Larry came from three generations of a theatrical family, Henry Parker was born in Ilfracombe in 1892. Interested in show business from an early age he appeared with his father, a professional teacher of swimming, in displays for the visitors to that Edwardian seaside resort. He also appeared in local concert parties.
Hi Father turned professional before World War I, touring in fit-up and theatres, mostly in comedy parts. He saw service during the war as a Lewis Gunner in France. In periods behind the lines he formed a concert party, entertaining fellow soldiers. Wounded in 1918 he returned to England and became a Lewis Gun instructor. After demobilization he returned to his career as an actor, touring in plays and working in ‘Stock’ – the name at that time for what became ‘Repertory’. He met Mary Kinloch when they appeared together and they married during a season in Kettering in 1926. After their marriage they never took separate engagements.
Mary Kinloch was born into a theatrical family in 1891 in Twickenham.

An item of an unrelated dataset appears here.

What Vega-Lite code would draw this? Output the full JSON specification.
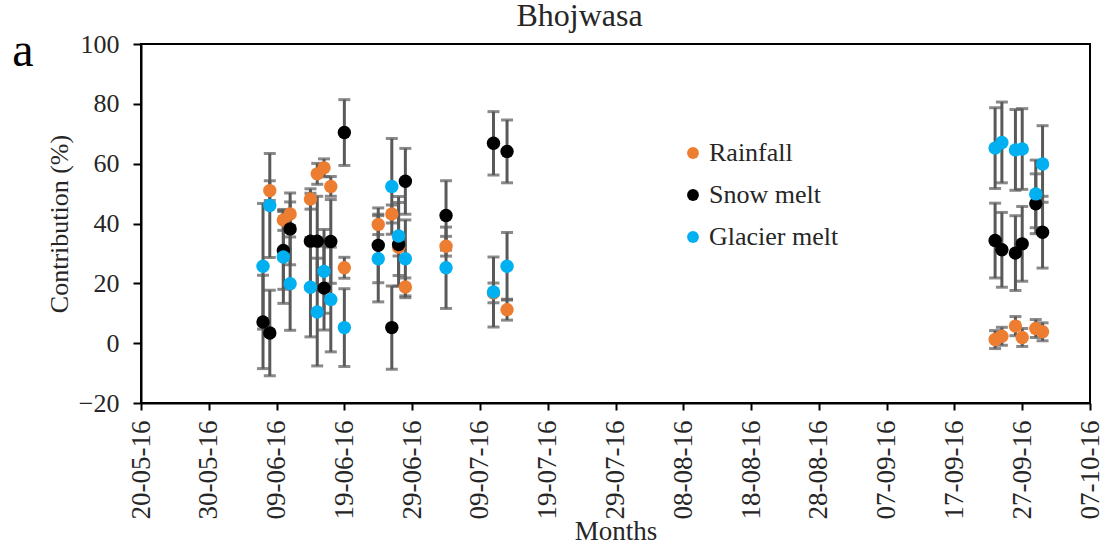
{
  "$schema": "https://vega.github.io/schema/vega-lite/v6.json",
  "autosize": "none",
  "padding": {"left": 141, "top": 44, "right": 15, "bottom": 147},
  "width": 949,
  "height": 359,
  "background": "white",
  "title": {
    "text": "Bhojwasa",
    "font": "Liberation Serif",
    "fontSize": 32,
    "fontWeight": "normal",
    "color": "#262626",
    "anchor": "middle",
    "frame": "group",
    "dx": -36,
    "dy": 30,
    "baseline": "alphabetic",
    "offset": 0
  },
  "config": {
    "view": {"stroke": "#000000", "strokeWidth": 2},
    "axis": {"grid": false, "domainColor": "#000000", "domainWidth": 2, "tickColor": "#000000", "tickWidth": 2, "labelFont": "Liberation Serif", "labelColor": "#262626", "titleFont": "Liberation Serif", "titleColor": "#262626", "titleFontWeight": "normal"},
    "legend": {"labelFont": "Liberation Serif"}
  },
  "datasets": {
    "main": [
      {"date": "2016-06-08", "series": "Rainfall", "value": 51.0, "err": 3.3},
      {"date": "2016-06-10", "series": "Rainfall", "value": 41.2, "err": 3.5},
      {"date": "2016-06-11", "series": "Rainfall", "value": 43.2, "err": 4.0},
      {"date": "2016-06-14", "series": "Rainfall", "value": 48.2, "err": 3.4},
      {"date": "2016-06-15", "series": "Rainfall", "value": 56.6, "err": 3.5},
      {"date": "2016-06-16", "series": "Rainfall", "value": 58.6, "err": 3.0},
      {"date": "2016-06-17", "series": "Rainfall", "value": 52.4, "err": 3.3},
      {"date": "2016-06-19", "series": "Rainfall", "value": 25.2, "err": 3.5},
      {"date": "2016-06-24", "series": "Rainfall", "value": 39.7, "err": 3.4},
      {"date": "2016-06-26", "series": "Rainfall", "value": 43.2, "err": 3.0},
      {"date": "2016-06-27", "series": "Rainfall", "value": 32.1, "err": 3.0},
      {"date": "2016-06-28", "series": "Rainfall", "value": 18.8, "err": 3.0},
      {"date": "2016-07-04", "series": "Rainfall", "value": 32.4, "err": 3.3},
      {"date": "2016-07-11", "series": "Rainfall", "value": 16.8, "err": 3.3},
      {"date": "2016-07-13", "series": "Rainfall", "value": 11.2, "err": 3.5},
      {"date": "2016-09-23", "series": "Rainfall", "value": 1.2, "err": 3.0},
      {"date": "2016-09-24", "series": "Rainfall", "value": 2.3, "err": 3.0},
      {"date": "2016-09-26", "series": "Rainfall", "value": 5.7, "err": 3.2},
      {"date": "2016-09-27", "series": "Rainfall", "value": 1.9, "err": 3.0},
      {"date": "2016-09-29", "series": "Rainfall", "value": 4.9, "err": 3.0},
      {"date": "2016-09-30", "series": "Rainfall", "value": 3.8, "err": 3.0},
      {"date": "2016-06-07", "series": "Snow melt", "value": 7.1, "err": 15.6},
      {"date": "2016-06-08", "series": "Snow melt", "value": 3.4, "err": 14.3},
      {"date": "2016-06-10", "series": "Snow melt", "value": 31.0, "err": 13.0},
      {"date": "2016-06-11", "series": "Snow melt", "value": 38.2, "err": 12.0},
      {"date": "2016-06-14", "series": "Snow melt", "value": 34.1, "err": 16.0},
      {"date": "2016-06-15", "series": "Snow melt", "value": 34.1, "err": 15.0},
      {"date": "2016-06-16", "series": "Snow melt", "value": 18.4, "err": 14.0},
      {"date": "2016-06-17", "series": "Snow melt", "value": 34.0, "err": 14.0},
      {"date": "2016-06-19", "series": "Snow melt", "value": 70.4, "err": 11.0},
      {"date": "2016-06-24", "series": "Snow melt", "value": 32.7, "err": 12.5},
      {"date": "2016-06-26", "series": "Snow melt", "value": 5.2, "err": 13.9},
      {"date": "2016-06-27", "series": "Snow melt", "value": 33.0, "err": 14.0},
      {"date": "2016-06-28", "series": "Snow melt", "value": 54.1, "err": 11.0},
      {"date": "2016-07-04", "series": "Snow melt", "value": 42.7, "err": 11.6},
      {"date": "2016-07-11", "series": "Snow melt", "value": 66.8, "err": 10.6},
      {"date": "2016-07-13", "series": "Snow melt", "value": 64.1, "err": 10.5},
      {"date": "2016-09-23", "series": "Snow melt", "value": 34.3, "err": 12.5},
      {"date": "2016-09-24", "series": "Snow melt", "value": 31.2, "err": 12.5},
      {"date": "2016-09-26", "series": "Snow melt", "value": 30.1, "err": 12.5},
      {"date": "2016-09-27", "series": "Snow melt", "value": 33.2, "err": 12.5},
      {"date": "2016-09-29", "series": "Snow melt", "value": 46.6, "err": 10.0},
      {"date": "2016-09-30", "series": "Snow melt", "value": 37.1, "err": 12.0},
      {"date": "2016-06-07", "series": "Glacier melt", "value": 25.7, "err": 21.0},
      {"date": "2016-06-08", "series": "Glacier melt", "value": 46.0, "err": 17.4},
      {"date": "2016-06-10", "series": "Glacier melt", "value": 28.8, "err": 15.5},
      {"date": "2016-06-11", "series": "Glacier melt", "value": 19.9, "err": 15.6},
      {"date": "2016-06-14", "series": "Glacier melt", "value": 18.7, "err": 16.6},
      {"date": "2016-06-15", "series": "Glacier melt", "value": 10.4, "err": 18.0},
      {"date": "2016-06-16", "series": "Glacier melt", "value": 24.0, "err": 14.0},
      {"date": "2016-06-17", "series": "Glacier melt", "value": 14.6, "err": 17.5},
      {"date": "2016-06-19", "series": "Glacier melt", "value": 5.2, "err": 13.0},
      {"date": "2016-06-24", "series": "Glacier melt", "value": 28.2, "err": 14.4},
      {"date": "2016-06-26", "series": "Glacier melt", "value": 52.4, "err": 16.0},
      {"date": "2016-06-27", "series": "Glacier melt", "value": 35.8, "err": 13.2},
      {"date": "2016-06-28", "series": "Glacier melt", "value": 28.2, "err": 13.0},
      {"date": "2016-07-04", "series": "Glacier melt", "value": 25.2, "err": 13.6},
      {"date": "2016-07-11", "series": "Glacier melt", "value": 17.1, "err": 11.7},
      {"date": "2016-07-13", "series": "Glacier melt", "value": 25.7, "err": 11.3},
      {"date": "2016-09-23", "series": "Glacier melt", "value": 65.2, "err": 13.5},
      {"date": "2016-09-24", "series": "Glacier melt", "value": 67.1, "err": 13.5},
      {"date": "2016-09-26", "series": "Glacier melt", "value": 64.6, "err": 13.5},
      {"date": "2016-09-27", "series": "Glacier melt", "value": 64.9, "err": 13.5},
      {"date": "2016-09-29", "series": "Glacier melt", "value": 49.9, "err": 11.3},
      {"date": "2016-09-30", "series": "Glacier melt", "value": 59.9, "err": 12.8}
    ],
    "panel": [{"label": "a"}]
  },
  "layer": [
    {
      "data": {"name": "main"},
      "mark": {"type": "errorbar", "ticks": true, "size": 12, "thickness": 3, "color": "#595959"},
      "encoding": {
        "x": {
          "field": "date", "type": "temporal",
          "scale": {"type": "utc", "domain": [{"year": 2016, "month": 5, "date": 20, "utc": true}, {"year": 2016, "month": 10, "date": 7, "utc": true}], "nice": false},
          "axis": {
            "title": "Months",
            "titleFontSize": 27,
            "titlePadding": 0,
            "labelFontSize": 27,
            "labelAngle": -90,
            "labelPadding": 10,
            "tickSize": 7,
            "format": "%d-%m-%y",
            "values": [
              {"year": 2016, "month": 5, "date": 20, "utc": true},
              {"year": 2016, "month": 5, "date": 30, "utc": true},
              {"year": 2016, "month": 6, "date": 9, "utc": true},
              {"year": 2016, "month": 6, "date": 19, "utc": true},
              {"year": 2016, "month": 6, "date": 29, "utc": true},
              {"year": 2016, "month": 7, "date": 9, "utc": true},
              {"year": 2016, "month": 7, "date": 19, "utc": true},
              {"year": 2016, "month": 7, "date": 29, "utc": true},
              {"year": 2016, "month": 8, "date": 8, "utc": true},
              {"year": 2016, "month": 8, "date": 18, "utc": true},
              {"year": 2016, "month": 8, "date": 28, "utc": true},
              {"year": 2016, "month": 9, "date": 7, "utc": true},
              {"year": 2016, "month": 9, "date": 17, "utc": true},
              {"year": 2016, "month": 9, "date": 27, "utc": true},
              {"year": 2016, "month": 10, "date": 7, "utc": true}
            ]
          }
        },
        "y": {
          "field": "value", "type": "quantitative",
          "scale": {"domain": [-20, 100], "nice": false, "zero": false},
          "axis": {
            "title": "Contribution (%)",
            "titleFontSize": 26,
            "titlePadding": 6,
            "labelFontSize": 26,
            "labelPadding": 14,
            "tickSize": 8,
            "values": [-20, 0, 20, 40, 60, 80, 100]
          }
        },
        "yError": {"field": "err"}
      }
    },
    {
      "data": {"name": "main"},
      "mark": {"type": "point", "filled": true, "size": 180, "opacity": 1},
      "encoding": {
        "x": {"field": "date", "type": "temporal", "title": "Months"},
        "y": {"field": "value", "type": "quantitative", "title": "Contribution (%)"},
        "color": {
          "field": "series", "type": "nominal",
          "scale": {"domain": ["Rainfall", "Snow melt", "Glacier melt"], "range": ["#ED7D31", "#000000", "#00B0F0"]},
          "legend": {
            "title": null,
            "orient": "none",
            "legendX": 539,
            "legendY": 96,
            "padding": 0,
            "symbolType": "circle",
            "symbolSize": 140,
            "symbolStrokeWidth": 0,
            "labelFont": "Liberation Serif",
            "labelFontSize": 26,
            "labelColor": "#262626",
            "labelOffset": 3,
            "rowPadding": 16
          }
        }
      }
    },
    {
      "data": {"name": "panel"},
      "mark": {"type": "text", "font": "Liberation Serif", "fontSize": 48, "align": "left", "baseline": "alphabetic", "color": "#000000"},
      "encoding": {
        "x": {"datum": {"year": 2016, "month": 5, "date": 1, "utc": true}, "type": "temporal"},
        "y": {"datum": 92.7, "type": "quantitative"},
        "text": {"field": "label"}
      }
    }
  ]
}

Convent educated, she travelled to Italy as a teenager and became ‘an English companion’ to the children of a wealthy family in Bologna. On returning to England she followed her parents into the theatre and toured in plays, including seasons with Henry Chatell, a theatre actor/manager who specialized in ‘imaginary kingdom’ plays, made popular at the time by the success of ‘The Prisoner of Zenda’ and similar stories. During World War I she toured in a patriotic drama entitled ‘The Girl Who Sank The German Navy’.

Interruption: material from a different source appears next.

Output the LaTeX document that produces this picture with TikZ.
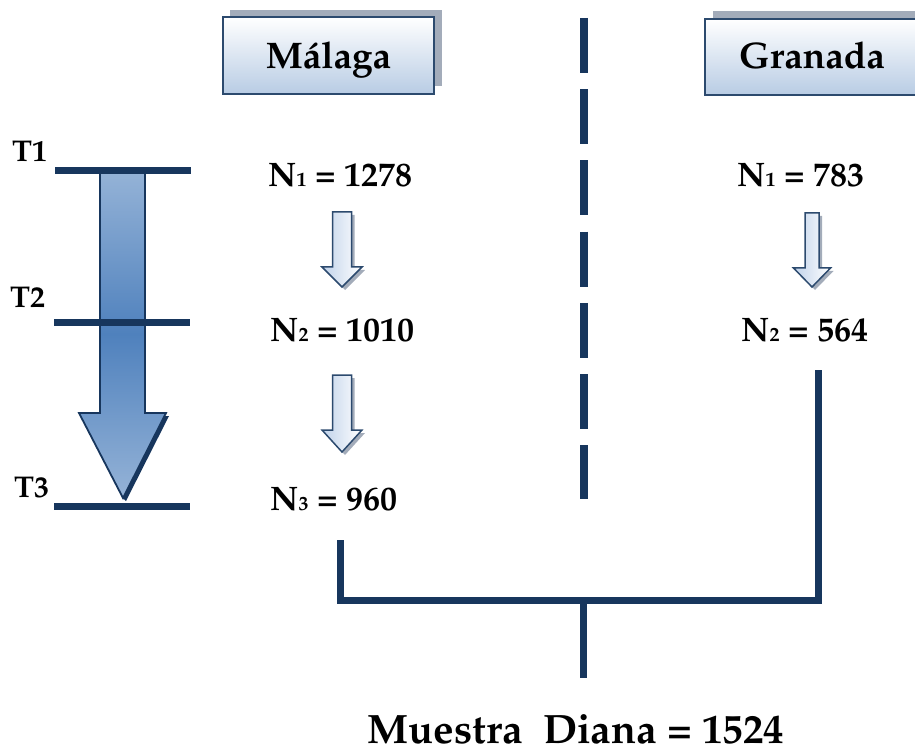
\documentclass[tikz,border=0pt]{standalone}
\usepackage[T1]{fontenc}
\usepackage{mathpazo}
\usetikzlibrary{calc}
\definecolor{navy}{HTML}{17365D}
\definecolor{boxedge}{HTML}{2C4A6E}
\definecolor{boxtop}{HTML}{FFFFFF}
\definecolor{boxbot}{HTML}{B8CCE4}
\definecolor{shadowgray}{HTML}{A3ACBA}
\definecolor{arrlight}{HTML}{95B3D7}
\definecolor{arrdark}{HTML}{4F81BD}
\definecolor{smallarr}{HTML}{C0D2EA}
\tikzset{
  timeline/.style={line width=7pt, draw=navy},
  bracket/.style={line width=7pt, draw=navy},
  divider/.style={line width=8pt, draw=navy, dash pattern=on 55pt off 16.2pt},
  citybox/.style={draw=boxedge, line width=2.5pt, top color=boxtop, bottom color=boxbot},
  cityshadow/.style={fill=shadowgray},
  valtext/.style={font=\bfseries\fontsize{34}{38}\selectfont, inner sep=0pt, anchor=base west},
  citytext/.style={font=\bfseries\fontsize{37}{40}\selectfont, inner sep=0pt, anchor=base},
  totaltext/.style={font=\bfseries\fontsize{41}{44}\selectfont, inner sep=0pt, text depth=0pt, anchor=base},
  tlabel/.style={font=\bfseries\fontsize{30}{34}\selectfont, inner sep=0pt, anchor=base west},
  smallarrow/.style={draw=boxedge, line width=1.5pt, left color=smallarr, right color=white},
  smallshadow/.style={fill=shadowgray},
}
% small index digit sitting on the baseline
\newcommand{\idx}[1]{{\fontsize{20}{20}\selectfont #1}}
\newcommand{\downarrowshape}[7]{%
  % #1 style, #2 x-centre, #3 shaft half width, #4 head half width, #5 top, #6 head start, #7 tip
  \path[#1] (#2-#3,#5) -- (#2+#3,#5) -- (#2+#3,#6) -- (#2+#4,#6) -- (#2,#7)
     -- (#2-#4,#6) -- (#2-#3,#6) -- cycle;}
\begin{document}
\begin{tikzpicture}[x=1pt,y=-1pt]
\useasboundingbox (0,0) rectangle (915,751);

% city header boxes
\fill[cityshadow] (230,10) rectangle (442,86);
\path[citybox] (223,17) rectangle (434,94);
\node[citytext] (malaga) at (328.5,69) {M\'alaga};
\fill[cityshadow] (713,11) rectangle (925,87);
\path[citybox] (705,19) rectangle (930,95);
\node[citytext] (granada) at (812,69) {Granada};

% dashed divider between the two cities
\coordinate (divtop) at (583.5,18);
\coordinate (divbot) at (583.5,499);
\draw[divider] (divtop) -- (divbot);

% time axis
\node[tlabel] (t1) at (12,162) {T1};
\node[tlabel] (t2) at (10,307) {T2};
\node[tlabel] (t3) at (14,497) {T3};
\coordinate (l1a) at (55,170.5); \coordinate (l1b) at (191,170.5);
\coordinate (l2a) at (54,322); \coordinate (l2b) at (190,322);
\coordinate (l3a) at (54,506); \coordinate (l3b) at (190,506);

% large time arrow: shadow under the head, shaded body, outline
\path[fill=navy] (145,416) -- (169,416) -- (126,501) -- (123,498) -- (166,413) -- (145,413) -- cycle;
\path[top color=arrlight, bottom color=arrlight, middle color=arrdark]
  (100,170) -- (145,170) -- (145,413) -- (166,413) -- (123,498)
  -- (79,413) -- (100,413) -- cycle;
\draw[navy, line width=1.8pt, line join=miter]
  (100,170) -- (145,170) -- (145,413) -- (166,413) -- (123,498)
  -- (79,413) -- (100,413) -- cycle;

\draw[timeline] (l1a) -- (l1b);
\draw[timeline] (l2a) -- (l2b);
\draw[timeline] (l3a) -- (l3b);

% population counts
\node[valtext] (m1) at (268,187) {N\idx{1} = 1278};
\node[valtext] (m2) at (270,341) {N\idx{2} = 1010};
\node[valtext] (m3) at (270,510) {N\idx{3} = 960};
\node[valtext] (g1) at (737,187) {N\idx{1} = 783};
\node[valtext] (g2) at (741,341) {N\idx{2} = 564};

% small step arrows
\downarrowshape{smallshadow}{345}{9.5}{20}{215}{270}{290}
\downarrowshape{smallarrow}{342}{9.5}{20}{212}{267}{287}
\downarrowshape{smallshadow}{345}{9.5}{20}{378}{433}{455}
\downarrowshape{smallarrow}{342}{9.5}{20}{375}{430}{452}
\downarrowshape{smallshadow}{815}{7}{18.5}{216}{271}{290}
\downarrowshape{smallarrow}{812}{7}{18.5}{213}{268}{287}

% joining bracket to the total
\coordinate (bl) at (340,540);
\coordinate (br) at (818,370);
\coordinate (bm) at (583,600);
\coordinate (bt) at (583,678);
\node[totaltext] (total) at (576,743) {Muestra\ \ Diana = 1524};
\draw[bracket] (bl) |- (bm) -| (br);
\draw[bracket] (bm) -- (bt);
\end{tikzpicture}
\end{document}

In the 1920’s and 1930’s they worked for Frank Fortescue and Alfred Denville. Both managements ran seasons of popular plays throughout the U.K. in what became known as ‘weekly rep’. Almost every town and city in the country had either a ‘touring date’ (for plays) or a theatre with a resident company. Some had both. The heyday of these local theatres began to wane with the coming of talking pictures. In 1935 they left England and joined the West Highland Players in Scotland. The company closed in 1940 and they formed their own company, The Kinloch Players in 1941.
When the Kinloch Players closed in 1957, they remained in Scotland until 1959, when they moved to Selling, in Kent, where they lived in retirement in a thatched cottage, their first and only permanent home in nearly fifty years in the theatre.